Discovery of anti-methicillin-resistant Staphylococcus aureus inhibitors by targeting thymidylate kinase (TMPK) via multi-step virtual screening, molecular simulations, and free energy calculations.

Background: Antibiotic resistance, mainly caused by methicillin-resistant Staphylococcus aureus (MRSA), is a globally growing concern and a significant health issue in regard to infectious diseases. This issue will require a novel and comprehensive strategy to overcome the resistance to MRSA.

Methods: Therefore, the current study advances TMPK-targeted drug discovery by screening a vast chemical space using virtual screening with detailed dynamics and binding energy evaluations. In contrast to the previous efforts, our study focuses on the pharmacological exploitation of TMPK's conserved and druggable active site in MRSA, which lacks homologs in humans and remains understated in antimicrobial pipelines. We screened traditional Chinese medicine and African natural compound databases, as well as the InterBioScreen, dark chemical matter, and Maybridge databases, using a three-step virtual screening strategy.

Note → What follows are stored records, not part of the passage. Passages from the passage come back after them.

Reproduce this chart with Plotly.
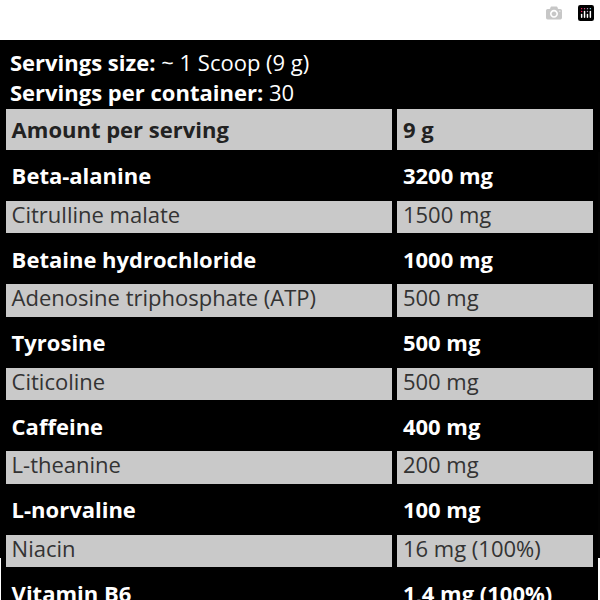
import plotly.graph_objects as go

ingredients = ["Beta-alanine", "Citrulline malate", "Betaine hydrochloride",
               "Adenosine triphosphate (ATP)", "Tyrosine", "Citicoline", "Caffeine",
               "L-theanine", "L-norvaline", "Niacin", "Vitamin B6"]
amounts = ["3200 mg", "1500 mg", "1000 mg", "500 mg", "500 mg", "500 mg",
           "400 mg", "200 mg", "100 mg", "16 mg (100%)", "1,4 mg (100%)"]
header = ["<b>Amount per serving</b>", "<b>9 g</b>"]
serving_size = "~ 1 Scoop (9 g)"
servings = "30"

GRAY = "#c9c9c9"
FONT = "Open Sans"
fills = ["black" if i % 2 == 0 else GRAY for i in range(len(ingredients))]
fonts = ["white" if i % 2 == 0 else "#333333" for i in range(len(ingredients))]
left = [f"<b>{t}</b>" if i % 2 == 0 else t for i, t in enumerate(ingredients)]
right = [f"<b>{t}</b>" if i % 2 == 0 else t for i, t in enumerate(amounts)]

fig = go.Figure(go.Table(
    domain=dict(x=[0.006, 0.994], y=[0.0, 1 - 106 / 600]),
    columnwidth=[390, 200],
    header=dict(values=header, fill_color=GRAY, line=dict(color="black", width=5),
                font=dict(family=FONT, size=22, color="#222222"),
                align="left", height=37.5),
    cells=dict(values=[left, right], fill_color=[fills, fills],
               line=dict(color="black", width=5),
               font=dict(family=FONT, size=22, color=[fonts, fonts]),
               align="left", height=37.5),
))

fig.add_shape(type="rect", xref="paper", yref="paper", x0=0, x1=1,
              y0=1 - 558 / 600, y1=1 - 40 / 600, fillcolor="black", line_width=0, layer="below")
fig.add_annotation(text=f"<b>Servings size:</b> {serving_size}", xref="paper", yref="paper",
                   x=0.013, y=1 - 62 / 600, xanchor="left", yanchor="middle", showarrow=False,
                   font=dict(family=FONT, size=22, color="white"))
fig.add_annotation(text=f"<b>Servings per container:</b> {servings}", xref="paper", yref="paper",
                   x=0.013, y=1 - 92 / 600, xanchor="left", yanchor="middle", showarrow=False,
                   font=dict(family=FONT, size=22, color="white"))

fig.update_layout(width=600, height=600, margin=dict(l=0, r=0, t=0, b=0),
                  paper_bgcolor="white", plot_bgcolor="white")
fig.write_html("out.html", post_script="document.body.style.margin='0';")
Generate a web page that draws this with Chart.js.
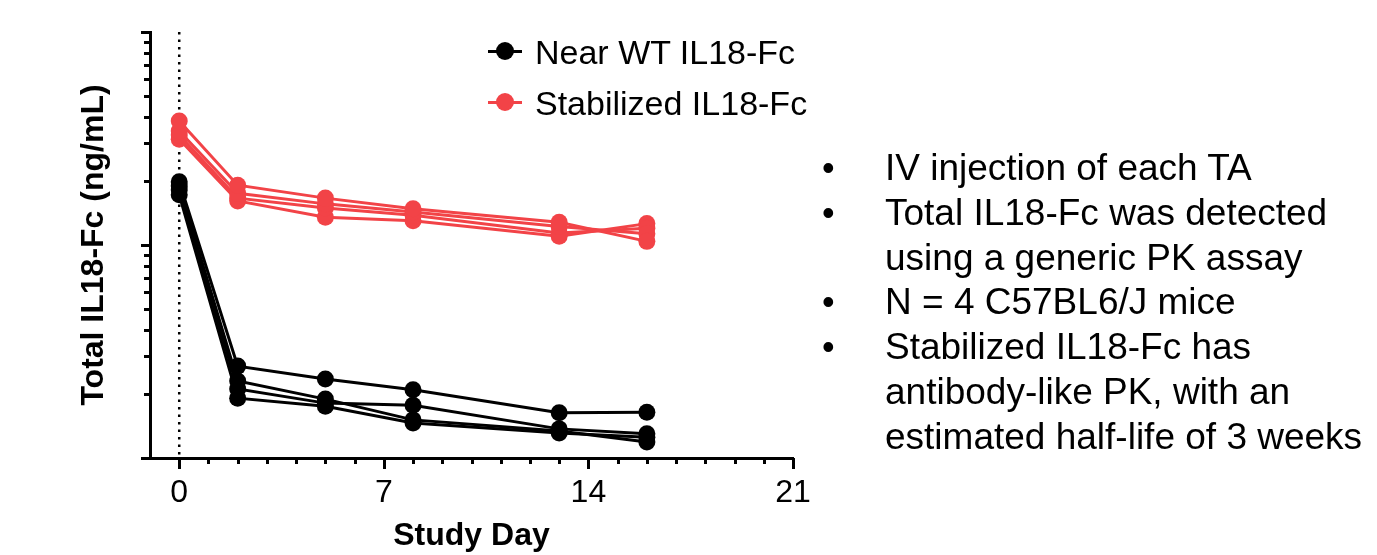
<!DOCTYPE html>
<html>
<head>
<meta charset="utf-8">
<script src="https://cdn.jsdelivr.net/npm/chart.js@4/dist/chart.umd.min.js"></script>
<style>
  body { margin: 0; background: #fff; font-family: "Liberation Sans", Arial, sans-serif; }
  #wrap { position: relative; width: 1377px; height: 555px; }
  #grafico { position: absolute; left: 0; top: 0; }
  .leyenda { position: absolute; left: 486px; font-size: 34px; line-height: 40px; color: #000; }
  .leyenda .linea { position: absolute; left: 2px; top: 18px; width: 34px; height: 3px; }
  .leyenda .punto { position: absolute; left: 10px; top: 10px; width: 18px; height: 18px; border-radius: 50%; }
  .leyenda .texto { position: absolute; left: 49px; top: 0; white-space: nowrap; }
  #notas { position: absolute; left: 822px; top: 146px; font-size: 37px; line-height: 44.8px; color: #000; }
  #notas .item { position: relative; padding-left: 63px; white-space: nowrap; }
  #notas .b { position: absolute; left: 0; top: 0; font-size: 36px; }
</style>
</head>
<body>
<div id="wrap">
  <canvas id="grafico" width="1377" height="555"></canvas>
  <div class="leyenda" style="top:32px">
    <span class="linea" style="background:#000"></span><span class="punto" style="background:#000"></span>
    <span class="texto">Near WT IL18-Fc</span>
  </div>
  <div class="leyenda" style="top:83px">
    <span class="linea" style="background:#f24347"></span><span class="punto" style="background:#f24347"></span>
    <span class="texto">Stabilized IL18-Fc</span>
  </div>
  <div id="notas">
    <div class="item"><span class="b">•</span>IV injection of each TA</div>
    <div class="item"><span class="b">•</span>Total IL18-Fc was detected<br>using a generic PK assay</div>
    <div class="item"><span class="b">•</span>N = 4 C57BL6/J mice</div>
    <div class="item"><span class="b">•</span>Stabilized IL18-Fc has<br>antibody-like PK, with an<br>estimated half-life of 3 weeks</div>
  </div>
</div>
<script>
// Datos (ng/mL) por raton
const dias = [0, 2, 5, 8, 13, 16];
const xTicks = [0, 7, 14, 21];

const nearWt1 = [19800, 2700, 2350, 2090, 1630, 1640];
const nearWt2 = [18900, 2300, 1890, 1510, 1340, 1190];
const nearWt3 = [18100, 2110, 1810, 1770, 1370, 1300];
const nearWt4 = [17200, 1910, 1750, 1460, 1310, 1250];

const estab1 = [38200, 19100, 16600, 14800, 12800, 10400];
const estab2 = [34300, 17500, 15600, 14300, 12200, 11300];
const estab3 = [32800, 16600, 14900, 13800, 11400, 12000];
const estab4 = [31400, 16100, 13500, 13000, 11000, 12600];

const NEGRO = '#000000';
const ROJO = '#f24347';

function serie(valores, color) {
    return {
        data: dias.map((d, i) => ({ x: d, y: valores[i] })),
        borderColor: color,
        backgroundColor: color,
        borderWidth: 3,
        pointRadius: 8.5,
        pointHoverRadius: 8.5,
        pointBorderWidth: 0,
        tension: 0
    };
}

// marcas de los ejes y linea punteada en el dia 0
const marcas = {
    id: 'marcas',
    beforeDatasetsDraw(chart) {
        const ctx = chart.ctx;
        const area = chart.chartArea;
        const x = chart.scales.x;
        const y = chart.scales.y;
        ctx.save();
        ctx.strokeStyle = '#000';
        // linea punteada
        const x0 = x.getPixelForValue(0);
        ctx.lineWidth = 2.5;
        ctx.setLineDash([2.5, 5]);
        ctx.beginPath();
        ctx.moveTo(x0, area.top);
        ctx.lineTo(x0, area.bottom);
        ctx.stroke();
        ctx.setLineDash([]);
        ctx.lineWidth = 3;
        // ticks eje y (log)
        for (let p = 3; p <= 5; p++) {
            for (let m = 1; m <= 9; m++) {
                const v = m * Math.pow(10, p);
                if (v > y.max) break;
                const py = Math.round(y.getPixelForValue(v)) + 0.5;
                const largo = m === 1 ? 9 : 6;
                ctx.beginPath();
                ctx.moveTo(area.left - largo, py);
                ctx.lineTo(area.left, py);
                ctx.stroke();
            }
        }
        // ticks eje x
        for (let d = 0; d <= 21; d++) {
            const px = Math.round(x.getPixelForValue(d)) + 0.5;
            const largo = xTicks.includes(d) ? 11 : 6;
            ctx.beginPath();
            ctx.moveTo(px, area.bottom);
            ctx.lineTo(px, area.bottom + largo);
            ctx.stroke();
        }
        ctx.restore();
    }
};

new Chart(document.getElementById('grafico'), {
    type: 'line',
    data: {
        datasets: [
            serie(nearWt1, NEGRO), serie(nearWt2, NEGRO), serie(nearWt3, NEGRO), serie(nearWt4, NEGRO),
            serie(estab1, ROJO), serie(estab2, ROJO), serie(estab3, ROJO), serie(estab4, ROJO)
        ]
    },
    options: {
        responsive: false,
        animation: false,
        layout: { padding: { top: 32, right: 584, bottom: 0, left: 0 } },
        plugins: { legend: { display: false }, tooltip: { enabled: false } },
        scales: {
            x: {
                type: 'linear',
                min: -1,
                max: 21,
                afterBuildTicks: s => { s.ticks = xTicks.map(v => ({ value: v })); },
                afterFit: s => { s.height = 97; },
                grid: { display: false, drawTicks: false },
                border: { display: true, color: '#000', width: 3 },
                ticks: { color: '#000', padding: 16, font: { family: 'Liberation Sans', size: 32 }, maxRotation: 0 },
                title: { display: true, text: 'Study Day', color: '#000', padding: { top: 0, bottom: 0 },
                         font: { family: 'Liberation Sans', size: 32, weight: 'bold' } }
            },
            y: {
                type: 'logarithmic',
                min: 1000,
                max: 100000,
                afterFit: s => { s.width = 150; },
                grid: { display: false, drawTicks: false },
                border: { display: true, color: '#000', width: 3 },
                ticks: { display: false },
                title: { display: true, text: 'Total IL18-Fc (ng/mL)', color: '#000', padding: { top: 75, bottom: 0 },
                         font: { family: 'Liberation Sans', size: 32, weight: 'bold' } }
            }
        }
    },
    plugins: [marcas]
});
</script>
</body>
</html>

Results: From these databases, we identified 16 compounds as the most potent based on their docking and redocking scores and interaction profiles with the key residues. Of these, the top eight hits were re-validated using the induced-fit docking method, which confirmed the validity of these hits' interaction and inhibitory potential against TMPK. Thereafter, using molecular simulations, 500 ns each, we determined that these compounds exhibited stable dynamic profiles, minimal residual fluctuation, and well-folded conformations during the simulation. Furthermore, using the binding free energy calculations, including both the MMGBSA and MMPBSA methods, the top hits were ranked based on the strongest binding energy, which provides compelling evidence for the stability, specificity, and high binding affinity of these compounds towards TMPK. PCA (Principal Component Analysis) and FEL (Free Energy Landscape) analyses revealed the conformational behavior of these complexes. Furthermore, ADMET analysis confirmed the safety of these molecules.

Conclusions: This study identified potential therapeutic hits using computational and theoretical approaches; however, experimental validation through in vitro enzymatic assays and MRSA culture-based inhibition studies is essential to confirm their therapeutic potencies.